**TASK OBJECTIVE:** Tally the lines that hold the string "this", and reply with the count alone.

A block of data:
┌────────

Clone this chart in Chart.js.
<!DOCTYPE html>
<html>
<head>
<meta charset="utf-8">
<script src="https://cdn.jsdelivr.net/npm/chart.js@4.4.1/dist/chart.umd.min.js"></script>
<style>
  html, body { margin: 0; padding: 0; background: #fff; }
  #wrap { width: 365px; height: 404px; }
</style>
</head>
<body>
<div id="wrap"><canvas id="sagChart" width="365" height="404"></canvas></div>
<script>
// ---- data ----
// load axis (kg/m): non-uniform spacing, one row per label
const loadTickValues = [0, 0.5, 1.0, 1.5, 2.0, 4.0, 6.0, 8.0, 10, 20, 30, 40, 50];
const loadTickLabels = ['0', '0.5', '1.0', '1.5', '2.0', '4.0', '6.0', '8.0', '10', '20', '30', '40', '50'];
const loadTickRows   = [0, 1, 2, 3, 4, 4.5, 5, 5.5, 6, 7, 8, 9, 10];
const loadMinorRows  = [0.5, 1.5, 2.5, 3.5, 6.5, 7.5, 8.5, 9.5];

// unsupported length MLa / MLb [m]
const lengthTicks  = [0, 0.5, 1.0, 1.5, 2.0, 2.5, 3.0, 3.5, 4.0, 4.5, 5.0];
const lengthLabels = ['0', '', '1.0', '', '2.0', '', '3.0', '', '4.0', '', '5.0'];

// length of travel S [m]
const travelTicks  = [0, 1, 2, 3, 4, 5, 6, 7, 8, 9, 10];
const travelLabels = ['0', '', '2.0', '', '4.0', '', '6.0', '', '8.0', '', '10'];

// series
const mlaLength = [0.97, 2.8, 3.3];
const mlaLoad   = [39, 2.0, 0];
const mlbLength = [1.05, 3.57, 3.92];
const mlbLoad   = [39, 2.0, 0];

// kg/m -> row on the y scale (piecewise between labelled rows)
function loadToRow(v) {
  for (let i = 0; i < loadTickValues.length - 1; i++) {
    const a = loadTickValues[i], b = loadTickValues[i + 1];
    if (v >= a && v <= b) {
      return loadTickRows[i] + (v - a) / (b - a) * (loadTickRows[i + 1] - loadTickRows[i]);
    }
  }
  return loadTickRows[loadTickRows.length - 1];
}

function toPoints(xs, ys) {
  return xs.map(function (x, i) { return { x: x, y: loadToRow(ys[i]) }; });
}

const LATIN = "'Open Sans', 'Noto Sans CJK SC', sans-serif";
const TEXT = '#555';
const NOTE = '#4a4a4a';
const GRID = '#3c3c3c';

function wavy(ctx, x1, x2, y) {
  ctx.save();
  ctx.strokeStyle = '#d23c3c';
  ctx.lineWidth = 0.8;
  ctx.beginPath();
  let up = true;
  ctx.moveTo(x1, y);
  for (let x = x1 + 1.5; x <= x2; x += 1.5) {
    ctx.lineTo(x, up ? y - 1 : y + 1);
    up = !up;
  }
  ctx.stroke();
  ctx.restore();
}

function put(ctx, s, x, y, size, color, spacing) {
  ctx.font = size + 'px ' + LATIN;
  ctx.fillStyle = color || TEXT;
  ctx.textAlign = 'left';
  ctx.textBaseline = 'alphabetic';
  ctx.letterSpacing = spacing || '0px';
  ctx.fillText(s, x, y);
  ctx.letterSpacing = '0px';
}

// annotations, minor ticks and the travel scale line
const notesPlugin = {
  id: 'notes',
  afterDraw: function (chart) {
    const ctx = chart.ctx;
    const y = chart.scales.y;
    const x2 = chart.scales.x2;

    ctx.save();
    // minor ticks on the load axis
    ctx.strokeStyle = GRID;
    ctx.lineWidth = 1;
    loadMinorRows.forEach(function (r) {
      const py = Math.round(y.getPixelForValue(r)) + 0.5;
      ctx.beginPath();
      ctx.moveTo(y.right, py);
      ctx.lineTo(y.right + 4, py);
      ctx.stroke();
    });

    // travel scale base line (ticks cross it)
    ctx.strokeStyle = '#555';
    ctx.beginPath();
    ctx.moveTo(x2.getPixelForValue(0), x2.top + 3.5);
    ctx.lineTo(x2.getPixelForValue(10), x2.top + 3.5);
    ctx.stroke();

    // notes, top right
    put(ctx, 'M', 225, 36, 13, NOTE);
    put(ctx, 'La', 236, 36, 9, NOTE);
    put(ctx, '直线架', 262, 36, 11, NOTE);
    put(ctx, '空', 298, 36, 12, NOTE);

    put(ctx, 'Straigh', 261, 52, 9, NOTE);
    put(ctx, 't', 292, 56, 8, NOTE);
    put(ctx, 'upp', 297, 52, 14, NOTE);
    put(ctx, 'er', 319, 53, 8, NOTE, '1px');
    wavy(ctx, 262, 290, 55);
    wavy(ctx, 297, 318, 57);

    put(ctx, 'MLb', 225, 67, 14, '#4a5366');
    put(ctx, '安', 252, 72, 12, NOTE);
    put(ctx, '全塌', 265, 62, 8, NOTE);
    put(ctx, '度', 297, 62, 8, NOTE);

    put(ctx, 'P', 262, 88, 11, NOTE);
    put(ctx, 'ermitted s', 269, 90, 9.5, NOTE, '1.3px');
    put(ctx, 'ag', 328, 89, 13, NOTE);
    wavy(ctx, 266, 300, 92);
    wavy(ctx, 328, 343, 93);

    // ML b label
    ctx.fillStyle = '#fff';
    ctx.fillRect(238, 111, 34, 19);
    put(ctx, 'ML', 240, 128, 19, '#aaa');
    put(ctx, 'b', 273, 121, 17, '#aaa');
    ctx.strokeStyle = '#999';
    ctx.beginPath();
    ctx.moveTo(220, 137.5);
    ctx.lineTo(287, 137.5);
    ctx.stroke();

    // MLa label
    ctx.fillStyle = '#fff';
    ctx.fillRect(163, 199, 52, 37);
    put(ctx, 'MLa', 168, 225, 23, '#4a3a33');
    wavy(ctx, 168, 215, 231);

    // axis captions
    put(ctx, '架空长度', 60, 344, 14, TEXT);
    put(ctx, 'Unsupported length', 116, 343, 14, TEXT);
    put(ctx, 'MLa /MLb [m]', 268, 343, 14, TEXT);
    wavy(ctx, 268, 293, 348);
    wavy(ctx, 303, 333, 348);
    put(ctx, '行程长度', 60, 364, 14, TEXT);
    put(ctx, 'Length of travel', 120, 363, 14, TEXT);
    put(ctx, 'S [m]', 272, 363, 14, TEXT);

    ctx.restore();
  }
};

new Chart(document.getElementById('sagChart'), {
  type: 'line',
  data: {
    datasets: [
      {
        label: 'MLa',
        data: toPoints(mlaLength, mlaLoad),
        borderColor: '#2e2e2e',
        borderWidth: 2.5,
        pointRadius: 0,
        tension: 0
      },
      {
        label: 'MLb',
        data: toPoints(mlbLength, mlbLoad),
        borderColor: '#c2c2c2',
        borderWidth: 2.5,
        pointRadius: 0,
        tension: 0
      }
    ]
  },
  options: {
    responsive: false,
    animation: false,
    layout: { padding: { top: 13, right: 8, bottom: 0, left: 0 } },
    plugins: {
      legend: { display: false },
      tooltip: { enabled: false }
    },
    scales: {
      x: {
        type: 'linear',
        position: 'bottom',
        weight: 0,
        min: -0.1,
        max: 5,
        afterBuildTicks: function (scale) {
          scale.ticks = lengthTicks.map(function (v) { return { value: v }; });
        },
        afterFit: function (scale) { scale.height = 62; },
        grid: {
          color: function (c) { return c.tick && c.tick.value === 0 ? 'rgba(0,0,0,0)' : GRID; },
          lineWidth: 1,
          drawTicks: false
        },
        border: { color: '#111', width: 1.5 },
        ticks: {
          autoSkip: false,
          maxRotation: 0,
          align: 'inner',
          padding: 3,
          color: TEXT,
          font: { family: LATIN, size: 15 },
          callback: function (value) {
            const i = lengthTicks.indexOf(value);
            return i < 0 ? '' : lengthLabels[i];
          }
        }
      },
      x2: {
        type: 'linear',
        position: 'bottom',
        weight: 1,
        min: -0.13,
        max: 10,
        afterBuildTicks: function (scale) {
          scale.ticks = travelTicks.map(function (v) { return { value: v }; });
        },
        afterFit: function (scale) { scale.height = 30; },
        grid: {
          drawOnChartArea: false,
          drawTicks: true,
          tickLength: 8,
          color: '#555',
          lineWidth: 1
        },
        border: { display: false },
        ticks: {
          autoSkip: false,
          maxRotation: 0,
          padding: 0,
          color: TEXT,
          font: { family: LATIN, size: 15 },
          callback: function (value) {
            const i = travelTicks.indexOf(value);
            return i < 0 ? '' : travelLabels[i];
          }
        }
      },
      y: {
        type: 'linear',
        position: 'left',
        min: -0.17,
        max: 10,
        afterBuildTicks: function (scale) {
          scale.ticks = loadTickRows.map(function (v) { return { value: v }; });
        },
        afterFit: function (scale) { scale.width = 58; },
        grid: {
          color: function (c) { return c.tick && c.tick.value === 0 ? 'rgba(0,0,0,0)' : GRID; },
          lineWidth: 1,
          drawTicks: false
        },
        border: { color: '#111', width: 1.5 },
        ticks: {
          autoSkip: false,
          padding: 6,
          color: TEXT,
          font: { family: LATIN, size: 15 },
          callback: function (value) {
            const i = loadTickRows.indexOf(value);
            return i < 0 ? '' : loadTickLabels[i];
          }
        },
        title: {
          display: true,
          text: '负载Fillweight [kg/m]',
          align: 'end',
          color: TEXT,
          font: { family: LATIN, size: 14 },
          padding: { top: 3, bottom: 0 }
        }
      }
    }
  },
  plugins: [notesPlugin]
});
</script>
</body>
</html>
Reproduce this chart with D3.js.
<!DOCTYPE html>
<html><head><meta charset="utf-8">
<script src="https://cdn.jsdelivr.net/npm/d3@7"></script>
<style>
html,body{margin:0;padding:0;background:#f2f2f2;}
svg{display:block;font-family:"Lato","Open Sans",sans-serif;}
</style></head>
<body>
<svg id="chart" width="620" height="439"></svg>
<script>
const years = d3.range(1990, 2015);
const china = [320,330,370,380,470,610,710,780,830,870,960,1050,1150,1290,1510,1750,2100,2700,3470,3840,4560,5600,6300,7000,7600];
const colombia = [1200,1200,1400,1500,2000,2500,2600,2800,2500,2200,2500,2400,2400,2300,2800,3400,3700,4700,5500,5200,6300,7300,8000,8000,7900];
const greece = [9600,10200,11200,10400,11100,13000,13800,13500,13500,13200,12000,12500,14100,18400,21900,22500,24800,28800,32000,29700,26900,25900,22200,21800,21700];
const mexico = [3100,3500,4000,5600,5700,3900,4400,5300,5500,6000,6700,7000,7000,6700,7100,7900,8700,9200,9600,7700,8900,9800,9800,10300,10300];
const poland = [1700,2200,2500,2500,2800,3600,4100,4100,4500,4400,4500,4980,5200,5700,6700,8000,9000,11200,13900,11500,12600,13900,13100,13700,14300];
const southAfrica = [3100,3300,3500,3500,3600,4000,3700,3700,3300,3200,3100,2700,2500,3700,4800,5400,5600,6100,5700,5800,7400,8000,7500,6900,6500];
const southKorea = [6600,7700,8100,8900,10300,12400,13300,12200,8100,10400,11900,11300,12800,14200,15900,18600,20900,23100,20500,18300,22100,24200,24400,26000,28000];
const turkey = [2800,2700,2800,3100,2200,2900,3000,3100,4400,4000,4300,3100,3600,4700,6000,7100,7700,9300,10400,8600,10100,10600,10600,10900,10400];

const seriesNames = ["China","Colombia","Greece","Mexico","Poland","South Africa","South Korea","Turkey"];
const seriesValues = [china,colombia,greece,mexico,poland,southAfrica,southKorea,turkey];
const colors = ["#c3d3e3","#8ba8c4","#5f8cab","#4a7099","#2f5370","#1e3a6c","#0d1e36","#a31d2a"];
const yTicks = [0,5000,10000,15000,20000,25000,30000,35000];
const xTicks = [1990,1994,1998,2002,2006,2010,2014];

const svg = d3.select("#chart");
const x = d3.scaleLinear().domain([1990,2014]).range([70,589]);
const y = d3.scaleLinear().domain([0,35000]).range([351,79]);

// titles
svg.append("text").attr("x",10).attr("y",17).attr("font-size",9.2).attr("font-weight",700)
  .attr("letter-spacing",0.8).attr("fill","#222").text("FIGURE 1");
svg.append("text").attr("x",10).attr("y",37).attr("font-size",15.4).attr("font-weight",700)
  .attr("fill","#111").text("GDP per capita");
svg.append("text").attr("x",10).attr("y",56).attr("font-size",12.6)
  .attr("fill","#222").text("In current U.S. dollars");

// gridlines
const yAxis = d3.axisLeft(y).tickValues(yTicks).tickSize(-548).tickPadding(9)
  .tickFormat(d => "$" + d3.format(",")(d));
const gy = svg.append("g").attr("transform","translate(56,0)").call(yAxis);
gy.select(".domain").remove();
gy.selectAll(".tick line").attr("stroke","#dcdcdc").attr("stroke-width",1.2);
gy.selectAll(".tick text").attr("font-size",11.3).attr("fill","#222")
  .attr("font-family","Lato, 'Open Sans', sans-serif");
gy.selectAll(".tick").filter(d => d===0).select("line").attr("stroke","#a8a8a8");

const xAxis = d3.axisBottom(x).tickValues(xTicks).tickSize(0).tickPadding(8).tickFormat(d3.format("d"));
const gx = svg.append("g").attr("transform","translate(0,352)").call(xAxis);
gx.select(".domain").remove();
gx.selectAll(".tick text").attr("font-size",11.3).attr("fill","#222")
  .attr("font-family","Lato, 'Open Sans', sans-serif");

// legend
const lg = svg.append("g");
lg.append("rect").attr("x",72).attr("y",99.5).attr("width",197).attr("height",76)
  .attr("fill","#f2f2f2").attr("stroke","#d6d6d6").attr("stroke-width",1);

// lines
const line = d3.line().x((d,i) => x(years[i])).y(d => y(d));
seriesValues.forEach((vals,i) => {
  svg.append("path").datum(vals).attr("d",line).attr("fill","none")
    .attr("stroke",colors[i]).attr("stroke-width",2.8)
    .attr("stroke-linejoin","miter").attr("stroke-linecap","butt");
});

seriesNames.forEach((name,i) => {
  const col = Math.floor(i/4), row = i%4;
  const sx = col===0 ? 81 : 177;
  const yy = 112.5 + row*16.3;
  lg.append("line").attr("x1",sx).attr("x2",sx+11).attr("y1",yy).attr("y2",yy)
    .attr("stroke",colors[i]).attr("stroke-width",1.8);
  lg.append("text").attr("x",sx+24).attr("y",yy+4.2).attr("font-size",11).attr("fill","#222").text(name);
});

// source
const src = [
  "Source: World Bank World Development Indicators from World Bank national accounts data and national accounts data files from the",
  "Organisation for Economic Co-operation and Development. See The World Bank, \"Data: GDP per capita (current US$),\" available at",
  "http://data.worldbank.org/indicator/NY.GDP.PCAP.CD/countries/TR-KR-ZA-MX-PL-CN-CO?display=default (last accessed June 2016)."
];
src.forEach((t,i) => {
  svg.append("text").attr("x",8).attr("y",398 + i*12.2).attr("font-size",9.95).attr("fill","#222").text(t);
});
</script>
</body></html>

└────────

**CORRECT RESPONSE:** 2